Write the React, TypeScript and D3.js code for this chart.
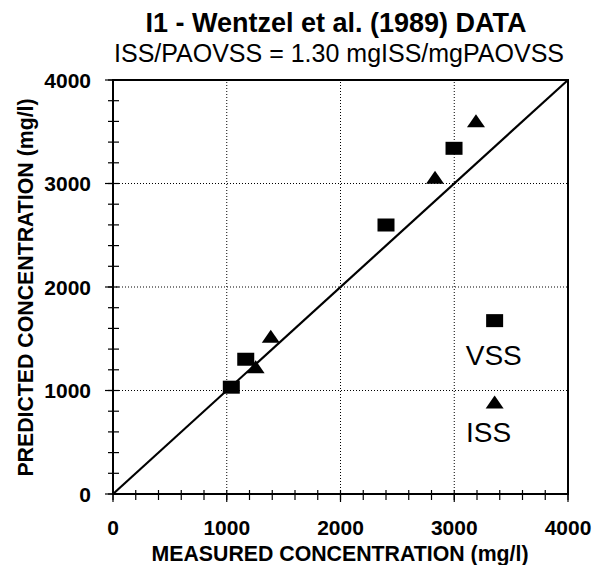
import React from "react";
import * as d3 from "d3";

const vssMeasured = [1040, 1167, 2400, 2998];
const vssPredicted = [1032, 1302, 2599, 3340];
const issMeasured = [1254, 1387, 2831, 3191];
const issPredicted = [1230, 1525, 3060, 3607];
const majorTicks = [0, 1000, 2000, 3000, 4000];
const minorTicks = d3.range(0, 4001, 200);
const gridValues = [1000, 2000, 3000];
const legendItems = [
  { label: "VSS", shape: "square", mx: 3355, my: 1675, tx: 3435, ty: 1245 },
  { label: "ISS", shape: "triangle", mx: 3355, my: 890, tx: 3390, ty: 500 },
];

const W = 603;
const H = 565;
const FONT = "'Liberation Sans', Arial, Helvetica, sans-serif";

export default function App() {
  const x = d3.scaleLinear().domain([0, 4000]).range([113, 568]);
  const y = d3.scaleLinear().domain([0, 4000]).range([494, 80]);
  const [x0, x1] = x.range();
  const [y0, y1] = y.range();

  const sqW = 17, sqH = 13, trW = 18, trH = 13;
  const square = (cx: number, cy: number, key: string) => (
    <rect key={key} x={cx - sqW / 2} y={cy - sqH / 2} width={sqW} height={sqH} fill="#000" />
  );
  const triangle = (cx: number, cy: number, key: string) => (
    <path
      key={key}
      d={`M${cx - trW / 2},${cy + trH / 2}L${cx + trW / 2},${cy + trH / 2}L${cx},${cy - trH / 2}Z`}
      fill="#000"
    />
  );
  const diag = d3.line<number>().x((d) => x(d)).y((d) => y(d))([0, 4000]) || "";

  return (
    <svg
      width={W}
      height={H}
      style={{ position: "absolute", left: 0, top: 0, background: "#fff" }}
      fontFamily={FONT}
    >
      <rect x={0} y={0} width={W} height={H} fill="#fff" />
      {/* grid */}
      {gridValues.map((v) => (
        <g key={"g" + v}>
          <line x1={x(v)} x2={x(v)} y1={y0} y2={y1} stroke="#000" strokeWidth={1} strokeDasharray="1,2" />
          <line x1={x0} x2={x1} y1={y(v)} y2={y(v)} stroke="#000" strokeWidth={1} strokeDasharray="1,2" />
        </g>
      ))}
      {/* minor ticks */}
      {minorTicks.map((v) => (
        <g key={"m" + v}>
          <line x1={x0 - 5} x2={x0 + 6} y1={y(v)} y2={y(v)} stroke="#000" strokeWidth={1.2} />
          <line x1={x(v)} x2={x(v)} y1={y0 - 4} y2={y0 + 6} stroke="#000" strokeWidth={1.2} />
        </g>
      ))}
      {/* major ticks */}
      {majorTicks.map((v) => (
        <g key={"M" + v}>
          <line x1={x0 - 8} x2={x0} y1={y(v)} y2={y(v)} stroke="#000" strokeWidth={1.2} />
          <line x1={x(v)} x2={x(v)} y1={y0} y2={y0 + 8} stroke="#000" strokeWidth={1.2} />
        </g>
      ))}
      {/* frame */}
      <rect x={x0} y={y1} width={x1 - x0} height={y0 - y1} fill="none" stroke="#000" strokeWidth={2} />
      {/* 1:1 line */}
      <path d={diag} stroke="#000" strokeWidth={2.2} fill="none" />
      {/* data */}
      {vssMeasured.map((m, i) => square(x(m), y(vssPredicted[i]), "v" + i))}
      {issMeasured.map((m, i) => triangle(x(m), y(issPredicted[i]), "i" + i))}
      {/* legend */}
      {legendItems.map((it) => (
        <g key={it.label}>
          {it.shape === "square" ? square(x(it.mx), y(it.my), "ls") : triangle(x(it.mx), y(it.my), "lt")}
          <text x={x(it.tx) - 10} y={y(it.ty)} fontSize={28} textAnchor="middle">
            {it.label}
          </text>
        </g>
      ))}
      {/* tick labels */}
      {majorTicks.map((v) => (
        <text key={"yl" + v} x={91} y={y(v)} dy="0.36em" textAnchor="end" fontSize={21} fontWeight="bold">
          {v}
        </text>
      ))}
      {majorTicks.map((v) => (
        <text key={"xl" + v} x={x(v)} y={535} textAnchor="middle" fontSize={21} fontWeight="bold">
          {v}
        </text>
      ))}
      {/* axis titles */}
      <text x={340} y={561} textAnchor="middle" fontSize={21.3} fontWeight="bold">
        MEASURED CONCENTRATION (mg/l)
      </text>
      <text
        transform="translate(33,287.5) rotate(-90)"
        textAnchor="middle"
        fontSize={21.3}
        fontWeight="bold"
      >
        PREDICTED CONCENTRATION (mg/l)
      </text>
      {/* titles */}
      <text x={336} y={32} textAnchor="middle" fontSize={27} fontWeight="bold">
        I1 - Wentzel et al. (1989) DATA
      </text>
      <text x={339} y={62} textAnchor="middle" fontSize={25}>
        ISS/PAOVSS = 1.30 mgISS/mgPAOVSS
      </text>
    </svg>
  );
}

Given instruction →
Write out the lines from the start of the material to the line with "import * as", inclusive and exactly. Skip the pictures.

Result of this exercise →
Write the React, TypeScript and D3.js code for this chart.
import React from "react";
import * as d3 from "d3";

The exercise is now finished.